*Supplied material*.
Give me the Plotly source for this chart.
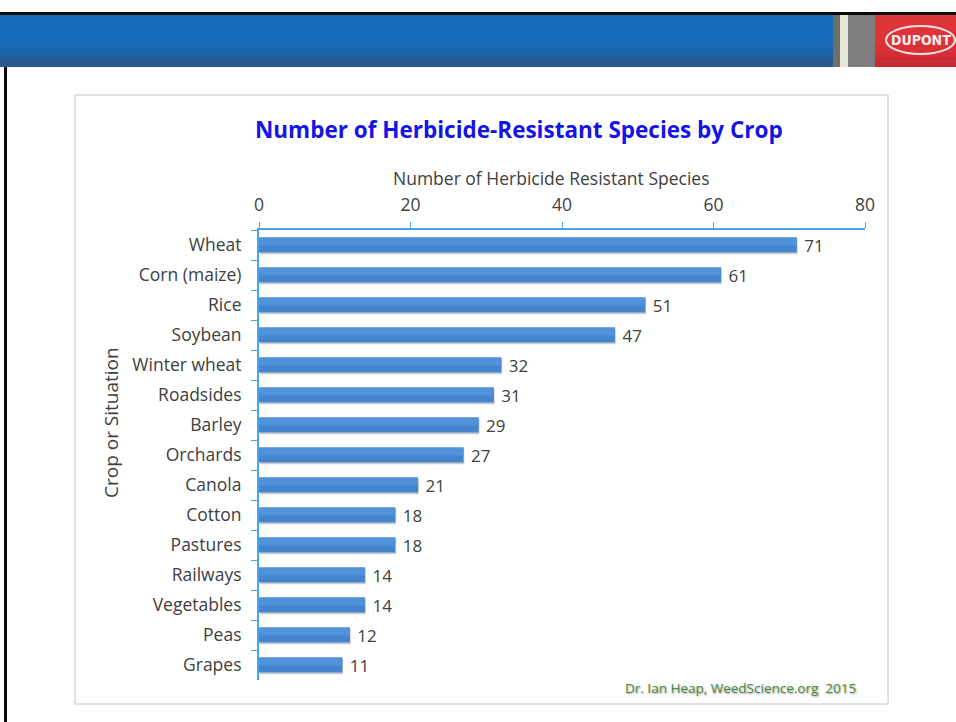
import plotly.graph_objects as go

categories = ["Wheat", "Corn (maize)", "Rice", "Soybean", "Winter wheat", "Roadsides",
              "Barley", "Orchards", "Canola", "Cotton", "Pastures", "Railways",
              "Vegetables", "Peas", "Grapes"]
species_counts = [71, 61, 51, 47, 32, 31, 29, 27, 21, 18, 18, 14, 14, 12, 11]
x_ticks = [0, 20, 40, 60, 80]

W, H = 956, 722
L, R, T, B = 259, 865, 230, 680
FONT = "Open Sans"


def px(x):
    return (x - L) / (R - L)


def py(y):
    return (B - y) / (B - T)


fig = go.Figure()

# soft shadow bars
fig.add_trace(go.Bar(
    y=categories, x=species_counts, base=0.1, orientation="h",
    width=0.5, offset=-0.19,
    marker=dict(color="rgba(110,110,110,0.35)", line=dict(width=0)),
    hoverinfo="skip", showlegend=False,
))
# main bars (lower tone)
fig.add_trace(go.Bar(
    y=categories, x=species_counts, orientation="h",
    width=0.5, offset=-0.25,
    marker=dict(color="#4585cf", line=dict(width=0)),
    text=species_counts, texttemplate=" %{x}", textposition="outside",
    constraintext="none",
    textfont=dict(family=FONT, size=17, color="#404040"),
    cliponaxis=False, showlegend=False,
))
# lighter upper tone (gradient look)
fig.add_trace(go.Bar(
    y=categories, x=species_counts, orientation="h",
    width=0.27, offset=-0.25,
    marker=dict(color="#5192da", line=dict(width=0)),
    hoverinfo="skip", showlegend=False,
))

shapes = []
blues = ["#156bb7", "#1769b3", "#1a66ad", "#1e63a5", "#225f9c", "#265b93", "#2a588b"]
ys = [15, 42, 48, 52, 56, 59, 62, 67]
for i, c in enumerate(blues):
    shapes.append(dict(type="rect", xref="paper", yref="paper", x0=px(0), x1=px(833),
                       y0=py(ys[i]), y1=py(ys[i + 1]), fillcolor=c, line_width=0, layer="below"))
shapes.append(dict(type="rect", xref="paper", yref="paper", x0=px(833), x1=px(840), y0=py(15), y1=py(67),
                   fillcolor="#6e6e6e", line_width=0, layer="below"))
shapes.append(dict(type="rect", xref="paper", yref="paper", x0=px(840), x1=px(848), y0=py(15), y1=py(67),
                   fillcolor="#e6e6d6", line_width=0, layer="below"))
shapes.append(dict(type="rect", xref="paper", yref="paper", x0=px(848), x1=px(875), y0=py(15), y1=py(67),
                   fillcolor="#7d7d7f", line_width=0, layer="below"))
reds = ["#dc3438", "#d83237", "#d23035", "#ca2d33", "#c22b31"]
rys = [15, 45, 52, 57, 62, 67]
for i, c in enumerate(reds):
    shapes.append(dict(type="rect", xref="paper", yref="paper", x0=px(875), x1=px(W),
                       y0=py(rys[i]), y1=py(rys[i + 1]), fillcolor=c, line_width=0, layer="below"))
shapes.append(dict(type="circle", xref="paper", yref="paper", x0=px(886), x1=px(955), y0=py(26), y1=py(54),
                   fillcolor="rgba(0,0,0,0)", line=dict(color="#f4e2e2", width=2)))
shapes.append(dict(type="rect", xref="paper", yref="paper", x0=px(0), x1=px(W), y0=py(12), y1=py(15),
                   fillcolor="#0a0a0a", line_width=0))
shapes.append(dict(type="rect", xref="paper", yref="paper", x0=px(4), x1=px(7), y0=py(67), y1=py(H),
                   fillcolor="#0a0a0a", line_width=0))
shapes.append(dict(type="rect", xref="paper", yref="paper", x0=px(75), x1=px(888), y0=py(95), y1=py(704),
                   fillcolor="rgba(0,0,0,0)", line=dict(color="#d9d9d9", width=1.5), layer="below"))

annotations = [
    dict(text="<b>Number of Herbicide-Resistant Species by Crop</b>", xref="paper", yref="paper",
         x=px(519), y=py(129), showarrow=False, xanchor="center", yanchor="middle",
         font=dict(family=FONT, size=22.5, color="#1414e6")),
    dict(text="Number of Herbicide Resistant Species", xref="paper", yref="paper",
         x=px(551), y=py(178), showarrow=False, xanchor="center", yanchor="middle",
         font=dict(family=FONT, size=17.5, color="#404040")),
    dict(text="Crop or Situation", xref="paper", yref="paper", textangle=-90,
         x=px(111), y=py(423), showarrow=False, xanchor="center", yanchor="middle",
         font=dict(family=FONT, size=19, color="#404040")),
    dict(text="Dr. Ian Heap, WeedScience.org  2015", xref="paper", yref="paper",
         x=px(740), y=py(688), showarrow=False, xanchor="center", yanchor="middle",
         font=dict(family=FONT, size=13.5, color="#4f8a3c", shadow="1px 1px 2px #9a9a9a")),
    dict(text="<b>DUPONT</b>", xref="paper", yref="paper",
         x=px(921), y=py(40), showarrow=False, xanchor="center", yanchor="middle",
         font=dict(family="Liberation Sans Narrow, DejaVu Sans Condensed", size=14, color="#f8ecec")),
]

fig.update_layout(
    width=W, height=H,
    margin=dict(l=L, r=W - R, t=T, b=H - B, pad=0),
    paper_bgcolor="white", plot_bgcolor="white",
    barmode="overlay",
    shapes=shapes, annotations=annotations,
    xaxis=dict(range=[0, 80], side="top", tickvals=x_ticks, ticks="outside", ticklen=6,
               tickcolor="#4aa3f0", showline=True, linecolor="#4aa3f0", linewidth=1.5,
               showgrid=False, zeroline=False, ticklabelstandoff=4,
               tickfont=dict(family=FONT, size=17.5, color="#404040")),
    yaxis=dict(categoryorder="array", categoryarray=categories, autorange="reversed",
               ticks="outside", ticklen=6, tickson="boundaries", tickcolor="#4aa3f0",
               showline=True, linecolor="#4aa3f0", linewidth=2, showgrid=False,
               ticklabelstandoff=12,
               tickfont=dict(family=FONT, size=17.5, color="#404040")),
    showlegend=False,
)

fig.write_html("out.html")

*Instruction*.
The lines from the start of the data through the line that contains "x_ticks = [0, 20, 40, 60, 80]" are to be returned exactly, please, with both ends included and every picture left out.

*Finished answer*.
Give me the Plotly source for this chart.
import plotly.graph_objects as go

categories = ["Wheat", "Corn (maize)", "Rice", "Soybean", "Winter wheat", "Roadsides",
              "Barley", "Orchards", "Canola", "Cotton", "Pastures", "Railways",
              "Vegetables", "Peas", "Grapes"]
species_counts = [71, 61, 51, 47, 32, 31, 29, 27, 21, 18, 18, 14, 14, 12, 11]
x_ticks = [0, 20, 40, 60, 80]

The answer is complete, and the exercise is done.